猫に謝るか

 アメリカの大統領選挙がおもしろくなってきました。
 勝てないバイデン大統領に替わって、勝てる(かもしれない)カマラ・ハリス副大統領が登場したからです。一時的かもしれないけれどハリス旋風が起き、ぼくのような野次馬にも楽しみになりました。
 旋風のなかで、いま話題なのが「猫女」でしょう(JD Vance is giving Republicans buyer’s remorse. July 27, 2024. The Washington Post)。

 猫女。キャット・レディ(cat lady)。
「猫と暮らしている、シングルのヘンな女」といった意味です。これをいったのは、共和党でトランプ候補とタッグを組んでいるJ・D・バンス副大統領候補でした。2021年の発言です。
「世の中には勝手気ままに暮らしている、子どものいないみじめな猫女がいっぱいいて、そういうのがこの国をみじめにしてるんだ」
 カマラ・ハリス副大統領の名前をあげてこういったから、バンス候補は「子どもを産まないハリスのような猫女は、ろくなやつじゃない」といったに等しい。

J・D・バンス副大統領候補
(Credit: Gage Skidmore, Openverse)

 完全にアウトです。
 バンス候補は、「あれは3年前の失言、悪かった」と謝ればよかった。ところがトランプ候補とおなじく、バンス候補も失言や誤りを撤回しない。26日にはこう反論しています。
「あれは皮肉としていったこと。猫に含むところは何もない」
 女性に対して悪かった、とはいわない。猫に悪かった、と謝ったようなものです。
 ハリスさんの支持者や民主党は湧いている。アホなバンスがさらにアホなことをいってる、当分、猫女で女性票を引きつけ、バンスを、トランプをたたくことができる。

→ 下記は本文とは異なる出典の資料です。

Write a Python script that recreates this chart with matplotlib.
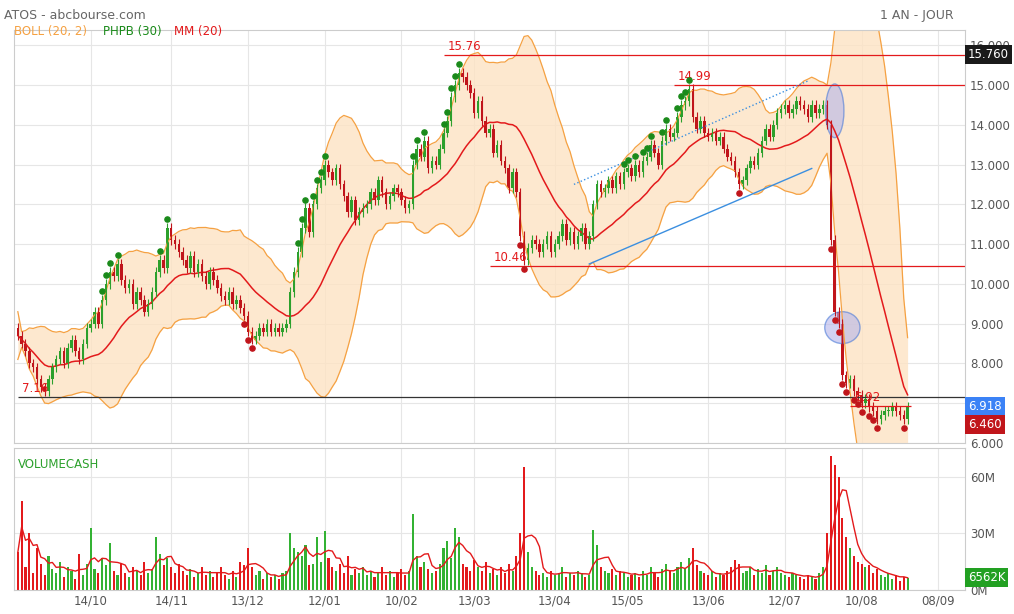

ハリス候補のミーム(ネット上のシンボル)はココナッツ

 カマラ・ハリスさんに実子はいないけれど、結婚した相手には二人の子どもがいます。その子たちを母親として育ててきたので、猫女ではない。そもそもハリスさんにとって猫女はなんの問題でもなく、からかいの対象になりえない。
 でもアメリカの共和党保守派、トランプ派にとっては、自立した有能な女性であるカマラ・ハリスさんのような存在はとにかくがまんがならない。トランプ候補自身は直近の演説でハリスさんを「くず」(bum)とけなしている。今後もあらゆることばで、あらゆる手段で、人格攻撃をつづけるでしょう。

 そういう攻撃をはねのけ、戦う力がカマラ・ハリスさんにはあります。支持者は盛りあがり、陣営は熱気をおびている。「熱」が出てきたことで、11月の大統領選挙はこれまでよりずっと興味深くなってきました。